As the grand jury decision hit the news, Twitter exploded with support for the Rice family along with disbelief and pain. As I scrolled through my feed, I couldn’t help but shed a number of tears, fuelled simultaneously by sadness, anger, and weariness. Why? Because the overwhelming feeling from black Twitter users was that he could’ve been their brother; he could’ve been their son. And it’s true.

I know that if my family and I suddenly decided to move to America tomorrow, I would be perpetually in fear for the safety of my two younger brothers – both are about 6ft tall, very dark and have a penchant for comfy hoodies. Sure, I could ensure that they didn’t wear hoodies when going outside of the house. But what about their height? Should I cut off their legs?
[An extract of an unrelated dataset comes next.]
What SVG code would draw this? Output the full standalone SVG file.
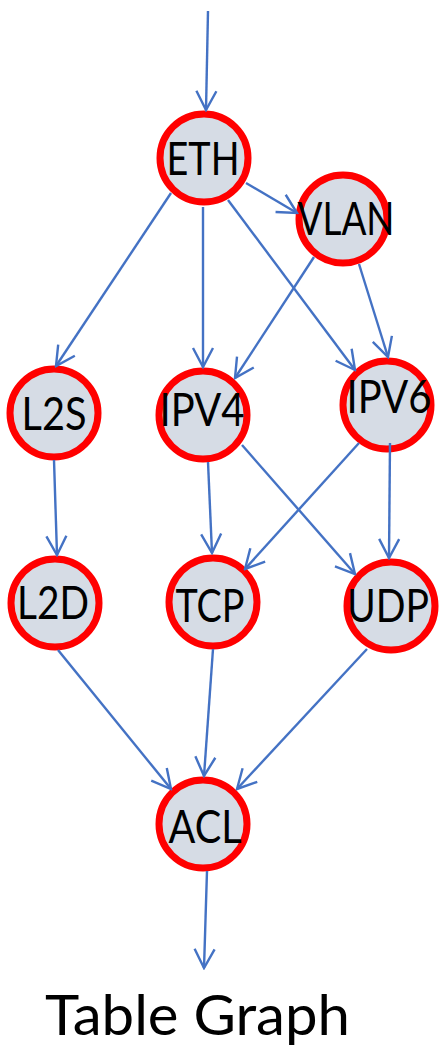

What about their skin? Should I bleach it? There will always be some kind of feature or characteristic that will be perceived as “threatening” and there’s only so much I would be able to do to protect them and only so much they would be able to do to protect themselves.

The murder of Tamir Rice resonates so deeply with the black community because it hammers home the fact that it doesn’t matter that you might be a 12 year old child or that your greatest mistake was to own a toy gun. Your black skin has sealed your death warrant and, according to the lack of indictment, no one needs to answer for it.

As a complete stranger, I feel devastated by this ruling and cannot begin to contemplate the depth of emotion being experienced by the Rice family.  My thoughts are with you and all the families of those who have been murdered by the police and are still waiting for justice.